The Group’s advice leaves no room for anyone to hide, Smith declared, because they have a clear set of criteria about what a credible commitment to net-zero really means. They turn generic statements and claims into specifics. “These specifics are about 1.5 (degree target). They include Scope 1, 2, 3 emissions, all greenhouse gases, upstream emissions, and actual operational emissions. So we can see this kind of alternative scenario has a lot of credibility and that’s what’s so challenging… we will end up with something less equitable unless the IMO get its ambitions correct.”

“Reddest of all red lines”

Palmer asked panelists to look forward to the thirteenth meeting of the IMO’s Intersessional Working Group on Reduction of GHG Emissions from Ships. How could countries like the Marshall Islands convey the importance of 1.5 to the IMO, she asked Ambassador Ishoda.

“For many island nations across the world, particularly the Marshall Islands because we’re low-lying, climate change is an existential threat. For those of you who have never been to my islands, it can be hard to comprehend the extent of our vulnerability… Together with our Pacific brothers and sisters, we were instrumental in negotiating the Paris Agreement and enshrining the goal of 1.5° limit. And it is the reddest of all red lines for us.”

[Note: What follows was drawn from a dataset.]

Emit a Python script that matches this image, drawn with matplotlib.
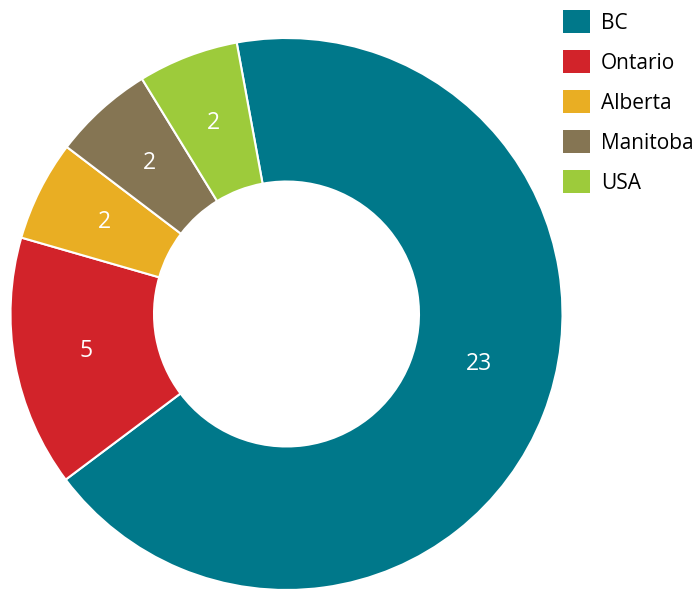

He revealed that the Marshall Islands, Solomon Islands and New Zealand are co-sponsoring a resolution at MEPC 79 to require complete emissions reductions no later than 2050, with a reduction of more than 80% by 2040 on a well-to-wake basis.

“That, quite simply, is the minimum scientific requirement or ambition, and we are confident that all ambitious member states and industry representatives will support this. But, of course, once we set that target, we need also to have the measures in place to achieve it.”

Aerial view of coral reef with ocean waves.

New targets needed

“It was the incredibly weak 2030 carbon intensity target, the 40% improvement on 2008, that gave us the weak outcome on CII and EEXI,” Smith declared. “So what we really need to do is use this opportunity to get those numbers right.”

Smith said that the soft approach would be to hold emissions roughly constant until 2030 and then face a very rapid, more expensive and extremely disruptive transition thereafter. A better strategy, he suggested, would be to implement larger cuts today to meet a more ambitious goal by 2030.

“That’s the pathway that we’ve identified that has a lower cost and the lowest level of disruption. But it does involve us making ambitious numbers for a material greenhouse gas reduction by 2030. Depending on how much we do by then … somewhere between 80% and 100% by 2040.

Reinforcing the requirement for action today, Smith proclaimed: “It’s not really about zero by 2050, it’s really about what happens in the 2030s.”